I know that with Direct3D, nVidia did testing with their GeForce2 cards and found that vertex buffers with around 4096 vertices were the fastest; using fewer but larger vbuffers was slower, as was using smaller but more numerous vbuffers.
I’m wondering if it matters what the vertex array size is when passed to glDrawElements. Is it alright just passing arrays of 65536 vertices, or might it be faster to split the array into a few smaller arrays?
Thanks! It said 4096 for both, with my GeForce2. Perfect. I had to use GL_MAX_ELEMENTS_VERTICES_WIN and GL_MAX_ELEMENTS_INDICES_WIN though, as the two you said were not defined. Does WIN mean for the Windows platform, or for windowed mode?
I believe I downloaded them from microsoft.com relatively recently. Anyway it doesn’t matter what they’re called, only what they are: 0x80E8 and 0x80E9. What are the values of the non-_WIN ones?
I have the Red Book, and those constants are under the description of glDrawRangeElements; you’re right, GPSnoopy.
I think the reason they didn’t print it under glDrawElements() is that they assume you’ll use that for an entire unbroken array of data and that you wouldn’t be splitting the array into smaller ones beforehand. If the code assumes that, maybe it would be better using arrays of 65536 vertices and rendering 4096 at a time with glDrawRangeElements…
Suppose there’s a limit to the size of the currently active scatter/gather table for the card’s DMA engine? Another way to think of it is that the card may implement its own MMU, and there’s a limit to the number of TLB entries.
Perhaps there’s also some limitation on some counter/register somewhere that can’t go higher than 12 bits in one go, so any count greater than that has to be split in two, meaning the driver has to wait for an interrupt, or at least queue a second command, for the second half of a buffer with 4097 items in it.
I’m sure we could come up with more plausible explanations if we thought a little more about it.
If you’re spooling out dynamic geometry, the main issue is the CPU cache size. (VAR solves this problem by using uncached memory.) Pretty much beyond our control how you lay things out and how it collides in the cache.
VAR has its own max # of vertices – you can query the max index, which is 2^16-1 on NV1x and 2^20-1 on NV2x.
Then there’s all the caching of vertices post-T&L, which is of course <<4096 vertices.
And for CVA/DRE, our buffers to copy the vertices into are of limited size, but we can’t meaningfully expose that because different vertex formats use different numbers of bytes!
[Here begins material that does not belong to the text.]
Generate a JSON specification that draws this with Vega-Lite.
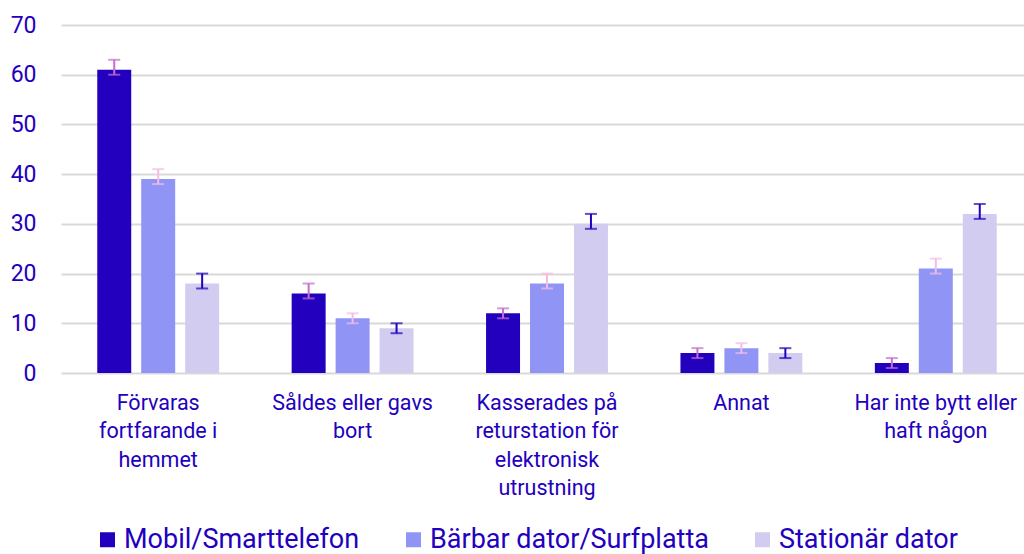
{
  "$schema": "https://vega.github.io/schema/vega-lite/v6.json",
  "usermeta": {"embedOptions": {"actions": false}},
  "width": 963,
  "height": 348,
  "autosize": "none",
  "padding": {"left": 61, "top": 25, "right": 0, "bottom": 181},
  "background": "white",
  "config": {"view": {"stroke": null}, "font": "Roboto"},
  "data": {
    "values": [
      {"kategori": "Förvaras fortfarande i hemmet", "serie": "Mobil/Smarttelefon", "andel": 61, "lo": 60, "hi": 63},
      {"kategori": "Förvaras fortfarande i hemmet", "serie": "Bärbar dator/Surfplatta", "andel": 39, "lo": 38, "hi": 41},
      {"kategori": "Förvaras fortfarande i hemmet", "serie": "Stationär dator", "andel": 18, "lo": 17, "hi": 20},
      {"kategori": "Såldes eller gavs bort", "serie": "Mobil/Smarttelefon", "andel": 16, "lo": 15, "hi": 18},
      {"kategori": "Såldes eller gavs bort", "serie": "Bärbar dator/Surfplatta", "andel": 11, "lo": 10, "hi": 12},
      {"kategori": "Såldes eller gavs bort", "serie": "Stationär dator", "andel": 9, "lo": 8, "hi": 10},
      {"kategori": "Kasserades på returstation för elektronisk utrustning", "serie": "Mobil/Smarttelefon", "andel": 12, "lo": 11, "hi": 13},
      {"kategori": "Kasserades på returstation för elektronisk utrustning", "serie": "Bärbar dator/Surfplatta", "andel": 18, "lo": 17, "hi": 20},
      {"kategori": "Kasserades på returstation för elektronisk utrustning", "serie": "Stationär dator", "andel": 30, "lo": 29, "hi": 32},
      {"kategori": "Annat", "serie": "Mobil/Smarttelefon", "andel": 4, "lo": 3, "hi": 5},
      {"kategori": "Annat", "serie": "Bärbar dator/Surfplatta", "andel": 5, "lo": 4, "hi": 6},
      {"kategori": "Annat", "serie": "Stationär dator", "andel": 4, "lo": 3, "hi": 5},
      {"kategori": "Har inte bytt eller haft någon", "serie": "Mobil/Smarttelefon", "andel": 2, "lo": 1, "hi": 3},
      {"kategori": "Har inte bytt eller haft någon", "serie": "Bärbar dator/Surfplatta", "andel": 21, "lo": 20, "hi": 23},
      {"kategori": "Har inte bytt eller haft någon", "serie": "Stationär dator", "andel": 32, "lo": 31, "hi": 34}
    ]
  },
  "encoding": {
    "x": {
      "field": "kategori",
      "type": "nominal",
      "sort": null,
      "title": null,
      "scale": {"range": [0, 972], "paddingInner": 0.373, "paddingOuter": 0.1865},
      "axis": {
        "domain": false,
        "ticks": false,
        "tickSize": 0,
        "labelAngle": 0,
        "labelPadding": 19,
        "labelFontSize": 21.5,
        "labelColor": "#2200BE",
        "labelLineHeight": 28.5,
        "labelLimit": 300,
        "labelExpr": "datum.value == 'Förvaras fortfarande i hemmet' ? ['Förvaras', 'fortfarande i', 'hemmet'] : datum.value == 'Såldes eller gavs bort' ? ['Såldes eller gavs', 'bort'] : datum.value == 'Kasserades på returstation för elektronisk utrustning' ? ['Kasserades på', 'returstation för', 'elektronisk', 'utrustning'] : datum.value == 'Har inte bytt eller haft någon' ? ['Har inte bytt eller', 'haft någon'] : datum.value"
      }
    },
    "xOffset": {
      "field": "serie",
      "type": "nominal",
      "sort": ["Mobil/Smarttelefon", "Bärbar dator/Surfplatta", "Stationär dator"],
      "scale": {"paddingInner": 0.227, "paddingOuter": 0}
    }
  },
  "layer": [
    {
      "mark": {"type": "bar"},
      "encoding": {
        "y": {
          "field": "andel",
          "type": "quantitative",
          "title": null,
          "scale": {"domain": [0, 70], "nice": false},
          "axis": {
            "values": [0, 10, 20, 30, 40, 50, 60, 70],
            "domain": false,
            "ticks": false,
            "labelPadding": 25,
            "labelFontSize": 23,
            "labelColor": "#2200BE",
            "gridColor": "#D9D9D9",
            "gridWidth": 2
          }
        },
        "color": {
          "field": "serie",
          "type": "nominal",
          "sort": ["Mobil/Smarttelefon", "Bärbar dator/Surfplatta", "Stationär dator"],
          "scale": {
            "domain": ["Mobil/Smarttelefon", "Bärbar dator/Surfplatta", "Stationär dator"],
            "range": ["#2200BE", "#8F94F5", "#D2CDF0"]
          },
          "legend": {
            "title": null,
            "orient": "none",
            "direction": "horizontal",
            "legendX": 33,
            "legendY": 501,
            "symbolType": "square",
            "symbolSize": 225,
            "symbolStrokeWidth": 0,
            "labelFontSize": 27,
            "labelColor": "#2200BE",
            "labelOffset": 3,
            "columnPadding": 40,
            "labelLimit": 400
          }
        }
      }
    },
    {
      "mark": {"type": "rule", "strokeWidth": 2},
      "encoding": {
        "y": {"field": "lo", "type": "quantitative"},
        "y2": {"field": "hi"},
        "color": {
          "field": "serie",
          "type": "nominal",
          "scale": {
            "domain": ["Mobil/Smarttelefon", "Bärbar dator/Surfplatta", "Stationär dator"],
            "range": ["#C86BCF", "#F2BCE4", "#2200BE"]
          },
          "legend": null
        }
      }
    },
    {
      "mark": {"type": "tick", "thickness": 2, "size": 12},
      "encoding": {
        "y": {"field": "lo", "type": "quantitative"},
        "color": {
          "field": "serie",
          "type": "nominal",
          "scale": {
            "domain": ["Mobil/Smarttelefon", "Bärbar dator/Surfplatta", "Stationär dator"],
            "range": ["#C86BCF", "#F2BCE4", "#2200BE"]
          },
          "legend": null
        }
      }
    },
    {
      "mark": {"type": "tick", "thickness": 2, "size": 12},
      "encoding": {
        "y": {"field": "hi", "type": "quantitative"},
        "color": {
          "field": "serie",
          "type": "nominal",
          "scale": {
            "domain": ["Mobil/Smarttelefon", "Bärbar dator/Surfplatta", "Stationär dator"],
            "range": ["#C86BCF", "#F2BCE4", "#2200BE"]
          },
          "legend": null
        }
      }
    }
  ],
  "resolve": {"scale": {"color": "independent"}}
}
Think of it as a VAR implementation internal to the driver.
For the record, I do want to remind people that if you’re using UNSIGNED_INT indices with VAR, DRE can be a definite win. In short (bad pun), the reason is the 2^20-1 index limit. If your “end” value is <=65535, then we know that your unsigned int indices can really be copied as shorts, which saves memory bandwidth. (If you use UNSIGNED_SHORT, we already know that by default; and UNSIGNED_SHORT, of course, already saves bandwidth by virtue of being smaller.)